- **Directions**
Take the lines of the data below from the very first through the line containing "(cs) at (1.41,2.58)" and output them exactly, pictures excluded.

- **Dataset section**
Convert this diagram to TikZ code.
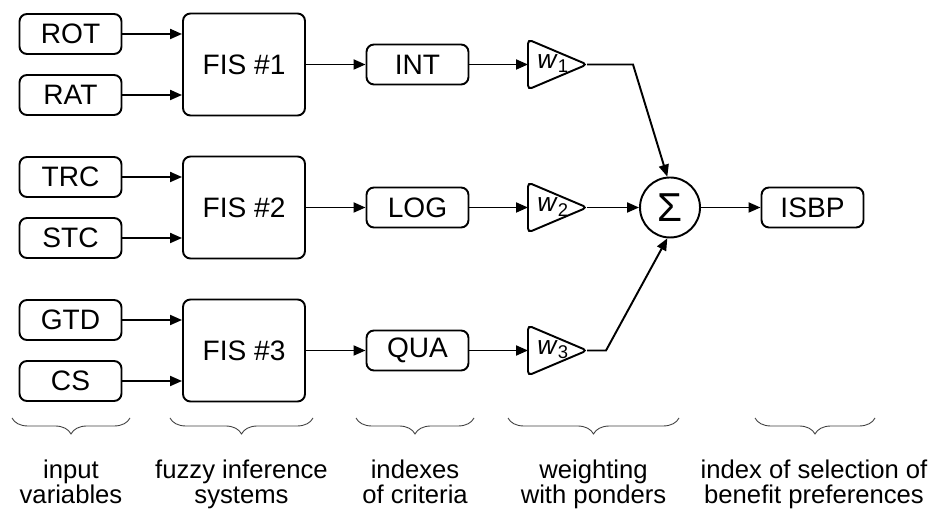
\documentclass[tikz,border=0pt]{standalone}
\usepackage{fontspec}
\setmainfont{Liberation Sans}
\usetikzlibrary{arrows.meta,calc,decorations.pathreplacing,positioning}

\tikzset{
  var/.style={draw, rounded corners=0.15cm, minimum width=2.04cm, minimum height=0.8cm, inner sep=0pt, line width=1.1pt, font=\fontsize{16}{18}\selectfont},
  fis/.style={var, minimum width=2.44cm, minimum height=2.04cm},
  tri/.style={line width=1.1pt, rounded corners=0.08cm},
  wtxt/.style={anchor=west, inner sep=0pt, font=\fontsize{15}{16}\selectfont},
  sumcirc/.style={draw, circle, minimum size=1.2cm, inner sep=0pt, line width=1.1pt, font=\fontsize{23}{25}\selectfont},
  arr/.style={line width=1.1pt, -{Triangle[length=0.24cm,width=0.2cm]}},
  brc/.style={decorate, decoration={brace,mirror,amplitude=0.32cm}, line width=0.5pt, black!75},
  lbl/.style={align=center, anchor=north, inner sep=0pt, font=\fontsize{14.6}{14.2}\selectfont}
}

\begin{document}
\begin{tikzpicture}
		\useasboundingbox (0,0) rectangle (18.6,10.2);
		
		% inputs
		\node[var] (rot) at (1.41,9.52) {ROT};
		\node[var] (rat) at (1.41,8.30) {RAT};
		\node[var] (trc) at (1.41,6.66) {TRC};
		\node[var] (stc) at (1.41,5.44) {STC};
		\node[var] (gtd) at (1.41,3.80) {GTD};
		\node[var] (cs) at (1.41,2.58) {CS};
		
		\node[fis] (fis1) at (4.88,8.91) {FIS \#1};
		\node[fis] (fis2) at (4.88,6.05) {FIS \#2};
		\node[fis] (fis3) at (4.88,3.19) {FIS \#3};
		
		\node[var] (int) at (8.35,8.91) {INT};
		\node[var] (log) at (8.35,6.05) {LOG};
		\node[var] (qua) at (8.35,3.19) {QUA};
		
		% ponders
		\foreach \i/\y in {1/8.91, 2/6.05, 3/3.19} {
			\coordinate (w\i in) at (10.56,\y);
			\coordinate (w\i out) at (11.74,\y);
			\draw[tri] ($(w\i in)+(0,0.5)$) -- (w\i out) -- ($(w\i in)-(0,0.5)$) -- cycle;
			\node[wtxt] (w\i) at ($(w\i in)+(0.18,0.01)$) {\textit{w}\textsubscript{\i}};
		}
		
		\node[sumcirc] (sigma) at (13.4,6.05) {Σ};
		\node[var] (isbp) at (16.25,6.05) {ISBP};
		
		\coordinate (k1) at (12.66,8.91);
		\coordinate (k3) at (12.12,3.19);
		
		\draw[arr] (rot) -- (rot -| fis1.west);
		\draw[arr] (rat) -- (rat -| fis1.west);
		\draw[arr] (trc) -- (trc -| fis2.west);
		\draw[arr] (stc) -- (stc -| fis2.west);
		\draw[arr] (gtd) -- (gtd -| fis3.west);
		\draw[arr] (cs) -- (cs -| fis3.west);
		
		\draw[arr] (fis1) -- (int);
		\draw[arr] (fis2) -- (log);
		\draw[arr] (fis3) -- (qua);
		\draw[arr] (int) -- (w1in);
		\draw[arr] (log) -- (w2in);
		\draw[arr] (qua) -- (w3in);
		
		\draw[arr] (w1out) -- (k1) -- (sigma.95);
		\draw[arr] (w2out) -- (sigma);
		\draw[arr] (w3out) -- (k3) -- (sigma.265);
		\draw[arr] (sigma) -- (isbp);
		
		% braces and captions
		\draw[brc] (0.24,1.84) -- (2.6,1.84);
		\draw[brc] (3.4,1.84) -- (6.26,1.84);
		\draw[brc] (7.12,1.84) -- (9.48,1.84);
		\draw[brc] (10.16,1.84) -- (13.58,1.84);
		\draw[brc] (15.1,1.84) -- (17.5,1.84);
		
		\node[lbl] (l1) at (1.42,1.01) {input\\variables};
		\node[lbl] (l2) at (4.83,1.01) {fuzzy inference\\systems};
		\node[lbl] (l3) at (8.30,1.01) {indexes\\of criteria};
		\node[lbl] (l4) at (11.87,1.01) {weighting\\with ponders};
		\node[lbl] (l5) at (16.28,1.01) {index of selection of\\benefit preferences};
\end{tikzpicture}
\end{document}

- **Solution below**
Convert this diagram to TikZ code.
\documentclass[tikz,border=0pt]{standalone}
\usepackage{fontspec}
\setmainfont{Liberation Sans}
\usetikzlibrary{arrows.meta,calc,decorations.pathreplacing,positioning}

\tikzset{
  var/.style={draw, rounded corners=0.15cm, minimum width=2.04cm, minimum height=0.8cm, inner sep=0pt, line width=1.1pt, font=\fontsize{16}{18}\selectfont},
  fis/.style={var, minimum width=2.44cm, minimum height=2.04cm},
  tri/.style={line width=1.1pt, rounded corners=0.08cm},
  wtxt/.style={anchor=west, inner sep=0pt, font=\fontsize{15}{16}\selectfont},
  sumcirc/.style={draw, circle, minimum size=1.2cm, inner sep=0pt, line width=1.1pt, font=\fontsize{23}{25}\selectfont},
  arr/.style={line width=1.1pt, -{Triangle[length=0.24cm,width=0.2cm]}},
  brc/.style={decorate, decoration={brace,mirror,amplitude=0.32cm}, line width=0.5pt, black!75},
  lbl/.style={align=center, anchor=north, inner sep=0pt, font=\fontsize{14.6}{14.2}\selectfont}
}

\begin{document}
\begin{tikzpicture}
		\useasboundingbox (0,0) rectangle (18.6,10.2);
		
		% inputs
		\node[var] (rot) at (1.41,9.52) {ROT};
		\node[var] (rat) at (1.41,8.30) {RAT};
		\node[var] (trc) at (1.41,6.66) {TRC};
		\node[var] (stc) at (1.41,5.44) {STC};
		\node[var] (gtd) at (1.41,3.80) {GTD};
		\node[var] (cs) at (1.41,2.58) {CS};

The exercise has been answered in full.